I have no stake in this matter except an intellectual one. It's quite saddening for me to see yet another formal student of philosophy produce such a boring, typical, and downright naive treatise on the subject, a writer who has chosen to convert into assertions of half-truths a thinly veiled myopia.

If this is the sort of intellectual cynicism that the modern institution produces, then I am quite happy that I've had no part in it.

And why on earth is there no mention of the Americans? Is that once burdgeoning and scientifically literate pragmatist tradition completely lost to us? Why are we still dwelling on the befuddled analytic solution to continental problems when such great American minds as Charles Sanders Pierce have made such sharpening new developments without precociously discarding the old? And their writing is as far as anything out there from being mealy-mouthed or inexact.

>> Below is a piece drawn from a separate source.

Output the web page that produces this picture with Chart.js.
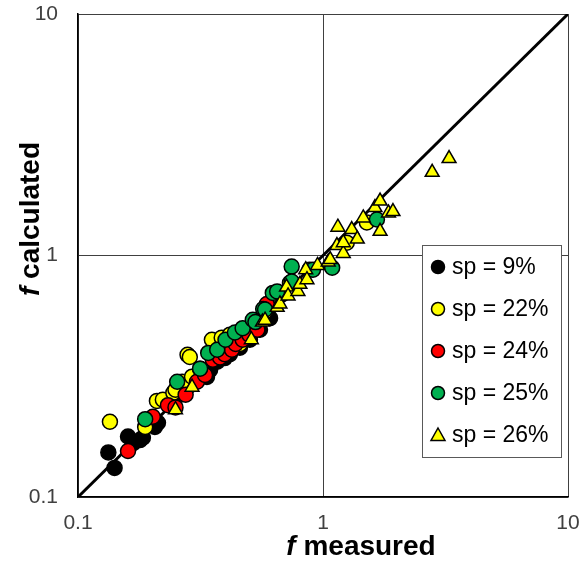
<!DOCTYPE html>
<html>
<head>
<meta charset="utf-8">
<title>f calculated vs f measured</title>
<script src="https://cdn.jsdelivr.net/npm/chart.js@4.4.1/dist/chart.umd.min.js"></script>
<style>
  html, body { margin: 0; padding: 0; background: #fff; }
  #wrap { width: 583px; height: 562px; }
</style>
</head>
<body>
<div id="wrap"><canvas id="c" width="583" height="562"></canvas></div>
<script>
// sp = 9%
var sp9x = [0.133, 0.141, 0.16, 0.179, 0.184, 0.168, 0.206, 0.212, 0.238, 0.261, 0.286, 0.315, 0.336, 0.346, 0.37, 0.397, 0.417, 0.458, 0.503, 0.553, 0.608, 0.68];
var sp9y = [0.153, 0.132, 0.178, 0.172, 0.176, 0.167, 0.195, 0.203, 0.24, 0.265, 0.29, 0.32, 0.314, 0.336, 0.363, 0.376, 0.39, 0.415, 0.448, 0.493, 0.55, 0.69];
// sp = 22%
var sp22x = [0.135, 0.188, 0.21, 0.222, 0.245, 0.25, 0.266, 0.28, 0.286, 0.292, 0.315, 0.352, 0.386, 0.417, 0.458, 0.48, 0.53, 0.58, 0.733, 1.25, 1.51];
var sp22y = [0.205, 0.195, 0.25, 0.253, 0.27, 0.278, 0.30, 0.388, 0.38, 0.315, 0.34, 0.448, 0.457, 0.47, 0.43, 0.493, 0.53, 0.585, 0.77, 1.13, 1.37];
// sp = 24%
var sp24x = [0.16, 0.202, 0.233, 0.25, 0.275, 0.306, 0.33, 0.355, 0.38, 0.397, 0.425, 0.44, 0.47, 0.50, 0.54, 0.59];
var sp24y = [0.155, 0.215, 0.24, 0.235, 0.265, 0.30, 0.32, 0.37, 0.378, 0.39, 0.407, 0.43, 0.448, 0.47, 0.493, 0.63];
// sp = 25%
var sp25x = [0.188, 0.254, 0.315, 0.34, 0.37, 0.40, 0.437, 0.47, 0.517, 0.53, 0.57, 0.58, 0.624, 0.65, 0.745, 0.745, 0.88, 0.91, 1.09, 1.66];
var sp25y = [0.21, 0.30, 0.34, 0.395, 0.407, 0.448, 0.48, 0.50, 0.542, 0.53, 0.60, 0.597, 0.70, 0.71, 0.90, 0.78, 0.874, 0.874, 0.89, 1.41];
// sp = 26%
var sp26x = [0.25, 0.292, 0.51, 0.566, 0.58, 0.65, 0.667, 0.71, 0.72, 0.79, 0.805, 0.85, 0.86, 0.95, 1.05, 1.07, 1.14, 1.15, 1.21, 1.21, 1.31, 1.38, 1.46, 1.63, 1.71, 1.71, 1.85, 1.93, 2.79, 3.27];
var sp26y = [0.23, 0.285, 0.448, 0.53, 0.54, 0.61, 0.63, 0.74, 0.68, 0.71, 0.76, 0.874, 0.794, 0.91, 0.94, 0.962, 1.10, 1.31, 1.02, 1.13, 1.28, 1.17, 1.43, 1.58, 1.68, 1.26, 1.50, 1.52, 2.21, 2.52];

var seriesNames = ['sp = 9%', 'sp = 22%', 'sp = 24%', 'sp = 25%', 'sp = 26%'];
var seriesColors = ['#000000', '#FFFF00', '#FF0000', '#00B050', '#FFFF00'];
var seriesShapes = ['circle', 'circle', 'circle', 'circle', 'triangle'];
var seriesX = [sp9x, sp22x, sp24x, sp25x, sp26x];
var seriesY = [sp9y, sp22y, sp24y, sp25y, sp26y];

var axisTicks = [0.1, 1, 10];
var oneToOne = [0.1, 10];

function pairs(xs, ys) {
  var out = [];
  for (var i = 0; i < xs.length; i++) out.push({ x: xs[i], y: ys[i] });
  return out;
}

var datasets = [];
for (var i = 0; i < seriesNames.length; i++) {
  var tri = seriesShapes[i] === 'triangle';
  datasets.push({
    label: seriesNames[i],
    data: pairs(seriesX[i], seriesY[i]),
    pointStyle: seriesShapes[i],
    pointRadius: tri ? 8 : 7.5,
    pointBackgroundColor: seriesColors[i],
    pointBorderColor: '#000',
    pointBorderWidth: 1.5,
    order: seriesNames.length - i   // later series end up on top
  });
}
datasets.push({
  label: '1:1',
  data: pairs(oneToOne, oneToOne),
  showLine: true,
  borderColor: '#000',
  borderWidth: 3,
  pointRadius: 0,
  order: 99
});

// f in italics, rest bold, like the original axis captions
var axisTitles = {
  id: 'axisTitles',
  afterDraw: function (chart) {
    var ctx = chart.ctx;
    var fi = 'italic bold 28px "Liberation Sans", Arial, sans-serif';
    var fb = 'bold 28px "Liberation Sans", Arial, sans-serif';
    ctx.save();
    ctx.fillStyle = '#000';
    ctx.textBaseline = 'alphabetic';
    ctx.textAlign = 'left';

    ctx.font = fi;
    var wf = ctx.measureText('f ').width;
    ctx.font = fb;
    var wm = ctx.measureText('measured').width;
    var x0 = 361 - (wf + wm) / 2;
    ctx.font = fi;
    ctx.fillText('f ', x0, 555);
    ctx.font = fb;
    ctx.fillText('measured', x0 + wf, 555);

    ctx.font = fb;
    var wc = ctx.measureText('calculated').width;
    ctx.translate(39, 219);
    ctx.rotate(-Math.PI / 2);
    var y0 = -(wf + wc) / 2;
    ctx.font = fi;
    ctx.fillText('f ', y0, 0);
    ctx.font = fb;
    ctx.fillText('calculated', y0 + wf, 0);
    ctx.restore();
  }
};

// boxed legend sitting inside the plot
var boxLegend = {
  id: 'boxLegend',
  afterDraw: function (chart) {
    var ctx = chart.ctx;
    var bx = 422, by = 245, bw = 139, bh = 212;
    ctx.save();
    ctx.fillStyle = '#fff';
    ctx.fillRect(bx, by, bw, bh);
    ctx.strokeStyle = '#595959';
    ctx.lineWidth = 1;
    ctx.strokeRect(bx + 0.5, by + 0.5, bw, bh);
    ctx.font = '23px "Liberation Sans", Arial, sans-serif';
    ctx.textBaseline = 'middle';
    for (var i = 0; i < seriesNames.length; i++) {
      var cy = by + 22 + i * 42;
      var cx = bx + 16;
      ctx.beginPath();
      if (seriesShapes[i] === 'triangle') {
        ctx.moveTo(cx, cy - 7);
        ctx.lineTo(cx + 7, cy + 5.5);
        ctx.lineTo(cx - 7, cy + 5.5);
        ctx.closePath();
      } else {
        ctx.arc(cx, cy, 6.5, 0, Math.PI * 2);
      }
      ctx.fillStyle = seriesColors[i];
      ctx.fill();
      ctx.strokeStyle = '#000';
      ctx.lineWidth = 1.5;
      ctx.stroke();
      ctx.fillStyle = '#000';
      ctx.fillText(seriesNames[i], bx + 30, cy + 1);
    }
    ctx.restore();
  }
};

function logAxis(pos) {
  return {
    type: 'logarithmic',
    position: pos,
    min: 0.1,
    max: 10,
    afterBuildTicks: function (scale) {
      scale.ticks = axisTicks.map(function (v) { return { value: v }; });
    },
    afterFit: function (scale) {
      // fixed axis band, and no extra room for the end labels
      if (pos === 'left') {
        scale.width = 78;
        scale.paddingTop = 0;
        scale.paddingBottom = 0;
      } else {
        scale.height = 65;
        scale.paddingLeft = 0;
        scale.paddingRight = 0;
      }
    },
    ticks: {
      autoSkip: false,
      maxRotation: 0,
      padding: pos === 'left' ? 20 : 14,
      color: '#404040',
      font: { family: '"Liberation Sans", Arial, sans-serif', size: 21 },
      callback: function (v) { return String(v); }
    },
    grid: { color: '#404040', lineWidth: 1, drawTicks: false },
    border: { color: '#000', width: 1.5 }
  };
}

new Chart(document.getElementById('c'), {
  type: 'scatter',
  data: { datasets: datasets },
  options: {
    responsive: false,
    animation: false,
    layout: { padding: { top: 14, right: 15, left: 0, bottom: 0 } },
    plugins: { legend: { display: false }, tooltip: { enabled: false } },
    scales: { x: logAxis('bottom'), y: logAxis('left') }
  },
  plugins: [axisTitles, boxLegend]
});
</script>
</body>
</html>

I'm sorry, but we can do a hell of a lot better than this. And we ought to; our current level of science demands it.

1 comments

A degree in Philosophy = the same value as a degree in computer science. You come out knowing about as much as someone with 2 to 12 months of real life experience depending on how much you applied yourself. You shouldn't expect anyone who 'majored' in something to actually have applied it.

To get that experience I would challenge PG to go around the internet and debate something like universalism vs nominalism. You would have to take the nominalism side if you think 'math' is 'science' and not philosophy. Remember though, that bertrand russel was a universalist .. you know .. that strange believe that numbers exist outside of the human mind and are not physical, sort of like what Plato believed.

PS forget Wittgenstein. To quote him: 'My propositions are elucidatory in this way: he who understands me finally recognizes them as senseless'.